In light of this cautionary tale leading to Barclays being compelled to change their Fixed Rate Savings Bond terms and conditions, marketers should be conscious of drafting fair promotion rules and variation clauses in their privacy policies. Zoe Hare tells us more.
Topic: Contract
Who: Financial Services Authority and Barclays Bank PLC
When: 16 March 2009
Where: UK
Law stated as at: 16 April 2009
What happened:
Barclays Bank PLC (“Barclays”) have been required to give an undertaking to the FSA not to use certain contract terms which the FSA considers to be unfair to consumers.
As the FSA is a qualifying body under the Unfair Terms in Consumer Contracts Regulations 1999 (“UTCCRs”), it has the power to challenge companies which are using terms considered to be unfair. The UTCCRs render business to consumer contract terms unenforceable if they are held to be “unfair.” They also give qualifying bodies such as the FSA and the Office of Fair Trading the right to take action against traders using such terms requiring them to cease their further use.
The FSA challenged the fairness of two clauses relating to the variation of the contract in Barclays Fixed Rate Savings Bond terms and conditions.
First unfair term
The FSA’s first concern related to Barclay’s ability to vary the terms of the contract for, inter alia, “any other good reason”. It argued that this gave too much discretion to Barclays to unilaterally vary the contract. The FSA argued that this was contrary to their Statement of Good Practice on Fairness of Terms in Consumer Contracts and unfair on the consumer.
The FSA expects any reason for variation to be clearly and unambiguously defined. This was not the case here as it leaves the term open-ended. Barclays had not given an exhaustive list of valid reasons for variation of the contract.
By way of remedy, Barclays have agreed to remove the reference to “or any other good reason” from their terms and conditions. This will take effect for all terms and conditions issued after April 2006.
Second unfair term
The FSA challenged the fairness of the inclusion of the word “normally” in two clauses. Firstly, the terms and conditions provided that “changes [to the contract] will normally be caused by” a list of reasons. Secondly, the terms stated “[w]e will normally give you at least 30 days’ advance notice of any changes which are to your disadvantage”.
The FSA argued that that the use of the word “normally” in the first clause introduces ambiguity about the valid reasons for varying the contract. Although the terms set out what appears to be an exhaustive list, the use of “normally” suggests that there may be other reasons upon which Barclays relies in order to vary the contract. The FSA also argued that the term is unfair as it does not enable the consumer to dissolve the contract or the varied terms.

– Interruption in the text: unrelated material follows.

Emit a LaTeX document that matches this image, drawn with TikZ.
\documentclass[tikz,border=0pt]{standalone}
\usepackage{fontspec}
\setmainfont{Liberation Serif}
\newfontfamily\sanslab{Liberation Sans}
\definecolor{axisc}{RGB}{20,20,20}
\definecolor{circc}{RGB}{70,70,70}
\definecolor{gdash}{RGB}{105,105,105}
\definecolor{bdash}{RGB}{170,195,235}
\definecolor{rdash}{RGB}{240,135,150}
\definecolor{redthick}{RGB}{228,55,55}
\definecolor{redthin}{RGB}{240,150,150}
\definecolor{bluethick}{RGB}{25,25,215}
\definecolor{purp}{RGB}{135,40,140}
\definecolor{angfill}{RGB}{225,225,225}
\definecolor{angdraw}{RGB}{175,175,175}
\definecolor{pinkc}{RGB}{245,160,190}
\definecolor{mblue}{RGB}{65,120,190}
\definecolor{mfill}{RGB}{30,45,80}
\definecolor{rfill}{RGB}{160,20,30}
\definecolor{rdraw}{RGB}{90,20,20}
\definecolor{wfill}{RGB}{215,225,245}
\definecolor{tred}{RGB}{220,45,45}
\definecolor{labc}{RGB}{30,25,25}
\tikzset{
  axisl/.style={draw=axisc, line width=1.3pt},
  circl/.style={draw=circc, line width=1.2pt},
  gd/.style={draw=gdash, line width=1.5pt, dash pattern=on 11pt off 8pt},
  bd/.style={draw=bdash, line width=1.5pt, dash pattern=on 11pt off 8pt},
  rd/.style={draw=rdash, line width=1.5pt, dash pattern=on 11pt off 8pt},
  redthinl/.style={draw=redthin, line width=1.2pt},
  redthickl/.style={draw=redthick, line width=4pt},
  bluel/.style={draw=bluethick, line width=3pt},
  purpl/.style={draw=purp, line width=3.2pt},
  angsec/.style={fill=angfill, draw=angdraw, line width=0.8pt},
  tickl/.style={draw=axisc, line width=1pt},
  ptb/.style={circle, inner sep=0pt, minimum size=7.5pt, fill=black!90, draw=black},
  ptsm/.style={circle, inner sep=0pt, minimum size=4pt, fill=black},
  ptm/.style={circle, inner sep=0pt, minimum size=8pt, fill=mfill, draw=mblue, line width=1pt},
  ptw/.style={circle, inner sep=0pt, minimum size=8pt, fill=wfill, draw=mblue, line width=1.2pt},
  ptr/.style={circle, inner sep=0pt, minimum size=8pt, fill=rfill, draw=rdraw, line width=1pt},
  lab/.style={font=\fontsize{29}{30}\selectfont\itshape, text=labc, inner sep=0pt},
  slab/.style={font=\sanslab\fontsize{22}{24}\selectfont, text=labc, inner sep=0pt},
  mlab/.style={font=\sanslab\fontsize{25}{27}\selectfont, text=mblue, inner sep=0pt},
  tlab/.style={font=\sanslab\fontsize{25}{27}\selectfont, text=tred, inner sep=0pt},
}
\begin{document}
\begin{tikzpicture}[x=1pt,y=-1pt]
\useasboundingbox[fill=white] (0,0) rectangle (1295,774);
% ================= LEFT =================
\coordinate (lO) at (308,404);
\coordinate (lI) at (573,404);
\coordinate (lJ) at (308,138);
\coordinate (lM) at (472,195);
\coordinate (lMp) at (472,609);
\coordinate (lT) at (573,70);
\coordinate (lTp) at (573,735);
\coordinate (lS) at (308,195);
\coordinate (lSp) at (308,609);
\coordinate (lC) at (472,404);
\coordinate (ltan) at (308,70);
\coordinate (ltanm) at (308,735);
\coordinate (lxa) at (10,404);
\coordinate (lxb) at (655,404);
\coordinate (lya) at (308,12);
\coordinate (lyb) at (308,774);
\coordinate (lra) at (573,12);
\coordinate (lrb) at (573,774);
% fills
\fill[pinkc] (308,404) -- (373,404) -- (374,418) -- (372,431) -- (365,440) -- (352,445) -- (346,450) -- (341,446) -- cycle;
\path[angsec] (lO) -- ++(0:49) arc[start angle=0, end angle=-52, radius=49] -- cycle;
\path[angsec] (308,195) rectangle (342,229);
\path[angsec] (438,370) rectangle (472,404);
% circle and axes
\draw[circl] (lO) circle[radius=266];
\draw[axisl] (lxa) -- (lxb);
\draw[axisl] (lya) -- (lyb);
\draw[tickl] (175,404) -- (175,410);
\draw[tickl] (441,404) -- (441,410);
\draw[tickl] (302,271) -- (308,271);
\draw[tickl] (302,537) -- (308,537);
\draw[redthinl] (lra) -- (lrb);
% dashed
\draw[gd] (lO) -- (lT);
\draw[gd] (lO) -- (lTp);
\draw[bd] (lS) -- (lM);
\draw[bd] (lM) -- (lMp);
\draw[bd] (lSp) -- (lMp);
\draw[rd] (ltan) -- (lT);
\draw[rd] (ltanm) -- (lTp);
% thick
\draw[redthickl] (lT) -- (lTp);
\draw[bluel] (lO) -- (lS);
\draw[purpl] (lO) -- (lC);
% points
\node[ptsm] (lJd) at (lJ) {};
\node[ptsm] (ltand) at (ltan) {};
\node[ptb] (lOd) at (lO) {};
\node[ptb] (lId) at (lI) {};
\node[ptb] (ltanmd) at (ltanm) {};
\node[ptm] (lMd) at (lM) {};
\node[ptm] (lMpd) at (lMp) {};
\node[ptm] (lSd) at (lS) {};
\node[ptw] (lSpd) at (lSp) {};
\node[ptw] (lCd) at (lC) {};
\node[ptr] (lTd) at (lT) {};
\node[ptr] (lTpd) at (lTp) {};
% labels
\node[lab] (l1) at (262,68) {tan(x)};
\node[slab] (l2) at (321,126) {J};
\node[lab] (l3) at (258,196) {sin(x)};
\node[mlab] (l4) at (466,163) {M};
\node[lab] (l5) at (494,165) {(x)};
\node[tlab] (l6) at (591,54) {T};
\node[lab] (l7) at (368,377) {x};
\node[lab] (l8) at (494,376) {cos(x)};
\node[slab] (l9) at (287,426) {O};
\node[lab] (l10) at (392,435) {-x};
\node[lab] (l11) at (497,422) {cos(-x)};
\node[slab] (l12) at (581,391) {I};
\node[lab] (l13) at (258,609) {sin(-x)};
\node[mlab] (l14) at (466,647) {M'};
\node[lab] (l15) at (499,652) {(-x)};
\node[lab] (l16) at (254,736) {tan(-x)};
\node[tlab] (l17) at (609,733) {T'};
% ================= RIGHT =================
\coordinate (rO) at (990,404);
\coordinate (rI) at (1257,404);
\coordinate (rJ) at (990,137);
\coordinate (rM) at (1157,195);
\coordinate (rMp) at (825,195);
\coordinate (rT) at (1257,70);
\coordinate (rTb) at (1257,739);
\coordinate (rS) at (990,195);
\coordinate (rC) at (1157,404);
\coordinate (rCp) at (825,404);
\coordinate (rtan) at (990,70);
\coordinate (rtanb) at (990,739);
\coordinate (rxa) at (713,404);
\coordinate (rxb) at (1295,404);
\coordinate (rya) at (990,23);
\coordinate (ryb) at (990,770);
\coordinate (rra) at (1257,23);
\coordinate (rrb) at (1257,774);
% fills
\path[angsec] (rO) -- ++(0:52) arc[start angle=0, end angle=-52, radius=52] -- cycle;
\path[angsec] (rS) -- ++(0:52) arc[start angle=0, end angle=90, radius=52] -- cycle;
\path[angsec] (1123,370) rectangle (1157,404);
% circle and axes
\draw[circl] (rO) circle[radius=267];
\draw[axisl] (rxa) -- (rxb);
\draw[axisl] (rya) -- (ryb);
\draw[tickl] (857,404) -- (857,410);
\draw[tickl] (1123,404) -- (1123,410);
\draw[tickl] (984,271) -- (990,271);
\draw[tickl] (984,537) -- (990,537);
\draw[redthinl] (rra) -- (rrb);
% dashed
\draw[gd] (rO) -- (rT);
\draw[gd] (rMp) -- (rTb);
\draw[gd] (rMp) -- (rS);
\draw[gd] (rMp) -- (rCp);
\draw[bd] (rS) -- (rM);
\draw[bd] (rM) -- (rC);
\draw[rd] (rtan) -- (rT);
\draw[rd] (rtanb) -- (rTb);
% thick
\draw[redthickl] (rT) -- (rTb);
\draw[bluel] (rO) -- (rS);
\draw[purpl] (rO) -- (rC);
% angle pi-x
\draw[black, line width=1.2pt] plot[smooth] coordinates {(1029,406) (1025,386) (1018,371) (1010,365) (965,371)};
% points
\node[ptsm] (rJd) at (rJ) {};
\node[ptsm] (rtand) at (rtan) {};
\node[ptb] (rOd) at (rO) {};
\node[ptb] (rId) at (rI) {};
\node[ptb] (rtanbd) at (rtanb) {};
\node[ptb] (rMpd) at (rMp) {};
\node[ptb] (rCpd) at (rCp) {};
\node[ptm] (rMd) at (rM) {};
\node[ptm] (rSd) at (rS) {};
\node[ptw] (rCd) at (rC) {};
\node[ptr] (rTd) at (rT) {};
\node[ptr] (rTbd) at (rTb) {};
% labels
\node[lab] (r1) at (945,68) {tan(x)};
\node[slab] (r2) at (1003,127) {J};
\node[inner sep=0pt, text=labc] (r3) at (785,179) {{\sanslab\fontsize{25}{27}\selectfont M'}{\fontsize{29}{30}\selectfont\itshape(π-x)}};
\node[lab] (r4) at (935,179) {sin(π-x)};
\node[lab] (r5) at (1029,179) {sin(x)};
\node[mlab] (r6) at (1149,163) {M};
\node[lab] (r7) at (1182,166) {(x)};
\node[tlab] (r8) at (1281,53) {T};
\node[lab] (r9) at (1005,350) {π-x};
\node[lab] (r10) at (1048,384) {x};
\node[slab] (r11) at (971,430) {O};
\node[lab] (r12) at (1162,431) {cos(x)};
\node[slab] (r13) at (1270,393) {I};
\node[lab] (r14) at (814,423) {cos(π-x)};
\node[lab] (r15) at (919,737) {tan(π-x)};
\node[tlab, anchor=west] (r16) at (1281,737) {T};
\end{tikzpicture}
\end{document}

The FSA contested that “normally” in the context of the second term introduces uncertainty about the notice period for variations of contracts. It suggests that 20 days’ advance notice may not always be given and thus this may prejudice the rights of the consumer.
As with the FSA’s first challenge, Barclays has cooperated with the FSA in order to remove any unfairness to consumers. Barclays has agreed to remove the word “normally” from the terms and conditions and to give the consumers at least 30 days’ advance notice of any changes which are to their detriment. However, the removal of “normally” will not take effect until the terms are next reprinted. In the meantime, Barclays has agreed, with immediate effect, not to rely on the word.
Why this matters:
This is the second case of this type since February 2009. The FSA previously sought an undertaking from Jarvis Investment Management PLC concerning variation clauses in terms of business.
Not only do these cases illustrate that the FSA is looking to protect consumers from unfair contract terms, but they also demonstrate the importance of careful drafting. Variation clauses should be carefully drafted in order to ensure they are compliant with the FSA’s Statement of Good Practice and the UTCCRs.
Also, the publication of the undertakings on the FSA’s website and the OFT Consumer Regulation website acts as a warning to other companies.
In relation to Barclays’ undertaking, the FSA stated “[w]hile this undertaking reflects our concerns with the terms in the contracts specified, it may provide a useful steer as to our views on the fairness of terms in consumer contracts for financial products and services with similar characteristics and, in relation to some terms, generally.”
A final point to note is that other official pronouncements have made it plain that the use of “unfair” B2C contract terms may of itself give rise to the commission of a criminal offence under the Consumer Protection From Unfair Trading Regulations 2008.
So more than enough here, then, to justify that small print audit!